PG&E released its 2022 Wildfire Mitigation Plan Update (2022 WMPU) That plan calls for $6 billion of capital investment to move 3,600 miles of underground by 2026. This is just over a third of the initial proposed target of 10,000 miles. Based on PG&E’s proposed ramping up, the utility would reach its target by 2030.
One alternative that could better control costs would be to install community and individual microgrids. Microgrids are likely more cost effective and faster means of reducing wildfire risk and saving lives. I wrote about how to evaluate this choice for relative cost effectiveness based on density of load and customers per mile of line.
Microgrids can mitigate wildfire risk by the utility turning off overhead wire service for extended periods, perhaps weeks at a time, during the highest fire risk periods.
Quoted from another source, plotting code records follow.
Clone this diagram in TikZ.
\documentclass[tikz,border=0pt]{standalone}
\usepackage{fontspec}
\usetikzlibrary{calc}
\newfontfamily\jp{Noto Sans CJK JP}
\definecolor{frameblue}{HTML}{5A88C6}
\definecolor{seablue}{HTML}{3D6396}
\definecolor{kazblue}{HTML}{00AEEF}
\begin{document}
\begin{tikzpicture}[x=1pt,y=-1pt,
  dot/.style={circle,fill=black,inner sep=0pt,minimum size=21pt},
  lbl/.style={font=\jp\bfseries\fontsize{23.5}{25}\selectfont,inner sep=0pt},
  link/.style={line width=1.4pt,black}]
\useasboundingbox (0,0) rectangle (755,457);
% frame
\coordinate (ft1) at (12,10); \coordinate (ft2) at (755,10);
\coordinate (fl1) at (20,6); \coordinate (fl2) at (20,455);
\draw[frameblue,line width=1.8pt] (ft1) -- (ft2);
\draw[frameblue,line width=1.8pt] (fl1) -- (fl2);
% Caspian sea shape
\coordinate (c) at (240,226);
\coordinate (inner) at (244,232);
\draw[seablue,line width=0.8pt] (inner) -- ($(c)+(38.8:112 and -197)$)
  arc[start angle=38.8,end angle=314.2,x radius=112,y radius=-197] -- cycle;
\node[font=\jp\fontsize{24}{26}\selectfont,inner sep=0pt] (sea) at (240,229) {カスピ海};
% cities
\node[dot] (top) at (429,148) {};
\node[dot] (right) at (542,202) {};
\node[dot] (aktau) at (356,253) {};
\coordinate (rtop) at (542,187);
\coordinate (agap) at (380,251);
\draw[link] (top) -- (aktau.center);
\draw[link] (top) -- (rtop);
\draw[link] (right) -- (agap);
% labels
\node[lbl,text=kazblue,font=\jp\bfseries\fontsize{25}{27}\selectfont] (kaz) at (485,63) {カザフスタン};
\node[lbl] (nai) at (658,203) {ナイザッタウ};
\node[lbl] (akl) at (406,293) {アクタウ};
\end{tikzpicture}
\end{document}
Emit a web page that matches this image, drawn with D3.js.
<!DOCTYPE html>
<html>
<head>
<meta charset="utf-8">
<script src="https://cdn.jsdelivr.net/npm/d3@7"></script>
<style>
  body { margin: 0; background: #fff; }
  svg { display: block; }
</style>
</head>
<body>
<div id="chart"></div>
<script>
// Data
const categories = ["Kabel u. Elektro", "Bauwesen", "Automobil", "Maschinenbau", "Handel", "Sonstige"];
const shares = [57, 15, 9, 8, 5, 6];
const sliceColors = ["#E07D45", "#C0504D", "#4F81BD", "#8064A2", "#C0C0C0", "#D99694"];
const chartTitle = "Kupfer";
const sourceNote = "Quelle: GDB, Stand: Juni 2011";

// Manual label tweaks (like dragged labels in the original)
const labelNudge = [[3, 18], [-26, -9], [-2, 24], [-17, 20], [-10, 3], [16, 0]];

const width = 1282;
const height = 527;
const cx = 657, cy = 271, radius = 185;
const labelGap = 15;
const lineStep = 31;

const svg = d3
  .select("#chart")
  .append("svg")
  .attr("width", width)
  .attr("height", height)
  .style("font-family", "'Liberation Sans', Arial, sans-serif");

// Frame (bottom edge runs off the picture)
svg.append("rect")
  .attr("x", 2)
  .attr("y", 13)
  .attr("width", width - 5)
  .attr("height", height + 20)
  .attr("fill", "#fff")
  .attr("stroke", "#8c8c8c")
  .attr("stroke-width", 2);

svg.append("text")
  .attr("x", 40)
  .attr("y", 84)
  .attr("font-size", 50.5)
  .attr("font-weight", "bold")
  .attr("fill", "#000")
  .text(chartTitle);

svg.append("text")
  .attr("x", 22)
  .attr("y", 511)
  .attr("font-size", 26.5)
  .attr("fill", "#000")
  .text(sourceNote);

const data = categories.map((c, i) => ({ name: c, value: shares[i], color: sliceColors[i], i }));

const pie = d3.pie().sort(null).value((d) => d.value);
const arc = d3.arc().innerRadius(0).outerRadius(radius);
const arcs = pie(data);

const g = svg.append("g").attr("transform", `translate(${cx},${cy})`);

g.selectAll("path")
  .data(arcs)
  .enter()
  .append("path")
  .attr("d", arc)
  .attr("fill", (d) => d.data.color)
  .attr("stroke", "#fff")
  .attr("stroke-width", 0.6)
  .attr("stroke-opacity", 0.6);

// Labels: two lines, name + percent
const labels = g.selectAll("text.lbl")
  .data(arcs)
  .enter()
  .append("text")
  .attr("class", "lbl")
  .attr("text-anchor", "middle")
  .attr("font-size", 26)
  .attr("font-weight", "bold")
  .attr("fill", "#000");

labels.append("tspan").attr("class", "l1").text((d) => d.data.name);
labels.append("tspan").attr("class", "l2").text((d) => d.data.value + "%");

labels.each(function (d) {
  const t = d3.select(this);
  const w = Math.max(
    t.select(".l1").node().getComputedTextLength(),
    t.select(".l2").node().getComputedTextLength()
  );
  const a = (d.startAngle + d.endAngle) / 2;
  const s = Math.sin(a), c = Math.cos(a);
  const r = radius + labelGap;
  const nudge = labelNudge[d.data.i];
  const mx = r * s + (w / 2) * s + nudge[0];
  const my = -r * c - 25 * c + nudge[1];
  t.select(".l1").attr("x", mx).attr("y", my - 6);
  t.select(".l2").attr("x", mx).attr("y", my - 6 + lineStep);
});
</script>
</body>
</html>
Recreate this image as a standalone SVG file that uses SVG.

The advantage of a periodically-islanded microgrid is 1) that the highest fire risk coincides with the most solar generation so providing enough energy is not a problem and 2) the microgrids also can be used during winter storms to better support the local grid and to ride out shorter outages. Customers’ reliability may degrade because they would not have the grid support, but such systems generally have been quite reliable. In fact, reliability may increase because distribution grid outages are about 15 times more likely than system or regional outages.
The important question is whether microgrids can be built much more quickly than undergrounding lines and in particular whether PG&E has the capacity to manage such a buildout at a faster rate? PG&E has the Community Microgrid Enablement Program. The utility was recently authorized to build several isolated microgrids as an alternative to rebuilding fire-damaged distribution lines to isolated communities. Turning to local governments to manage many different construction projects likely would improve this schedule, like how Caltrans delegates road construction to counties and cities.
Controlling the costs of wildfire mitigation
Based on the current cost of capital this initial undergrounding phase will add $1.6 billion to annual revenue requirements or an additional 8% above today’s level. This would be on top of PG&E request in its 2023 General Rate Case for a 48% increase in distribution rates by 2023 and 78% increase by 2026, and a 31% increase in overall bundled rates by 2023 and 43% by 2026. The 2022 WMPU would take the increase to over 50% by 2026 (and that doesn’t’ include the higher maintenance costs). That means that residential rates would increase from 28.7 cents per kilowatt-hour today (already 21% higher than December 2020) to 36.4 cents in 2026. Building out the full 10,000 miles could lead to another 15% increase on top of all of this.
Turning to the comparison of undergrounding costs to microgrids, these two charts illustrate how to evaluate the opportunities for microgrids to lower these costs. PG&E states the initial cost per mile for undergrounding is $3.75 million, dropping to $2.5 million, or an average of $2.9 million. The first figure looks at community scale microgrids, using National Renewable Energy Laboratory (NREL) estimates. It shows how the cost effectiveness of installing microgrids changes with density of peak loads on a circuit on the vertical axis, cost per kilowatt for a microgrid on the horizontal axis, and each line showing the division where undergrounding is less expensive (above) or microgrids are less expensive (below) based on the cost of undergrounding. As a benchmark, the dotted line shows the average load density in the PG&E system, combined rural and urban. So in average conditions, community microgrids are cheaper regardless of the costs of microgrids or undergrounding.
The second figure looks at individual residential scale microgrids, again using NREL estimates. It shows how the cost effectiveness of installing microgrids changes with customer density on a circuit on the vertical axis, cost per kilowatt for a microgrid on the horizontal axis, and each line showing the division where undergrounding is less expensive (above) or microgrids are less expensive (below). As a benchmark, the dotted line shows the average customer density in the PG&E system, combined rural and urban. Again, residential microgrids are less expensive in most situations, especially as density falls below 75 customers per mile.
A movement towards energy self-sufficiency is growing in California due to a confluence of factors. PG&E’s WMPU should reflect these new choices in manner that can reduce rates for all customers.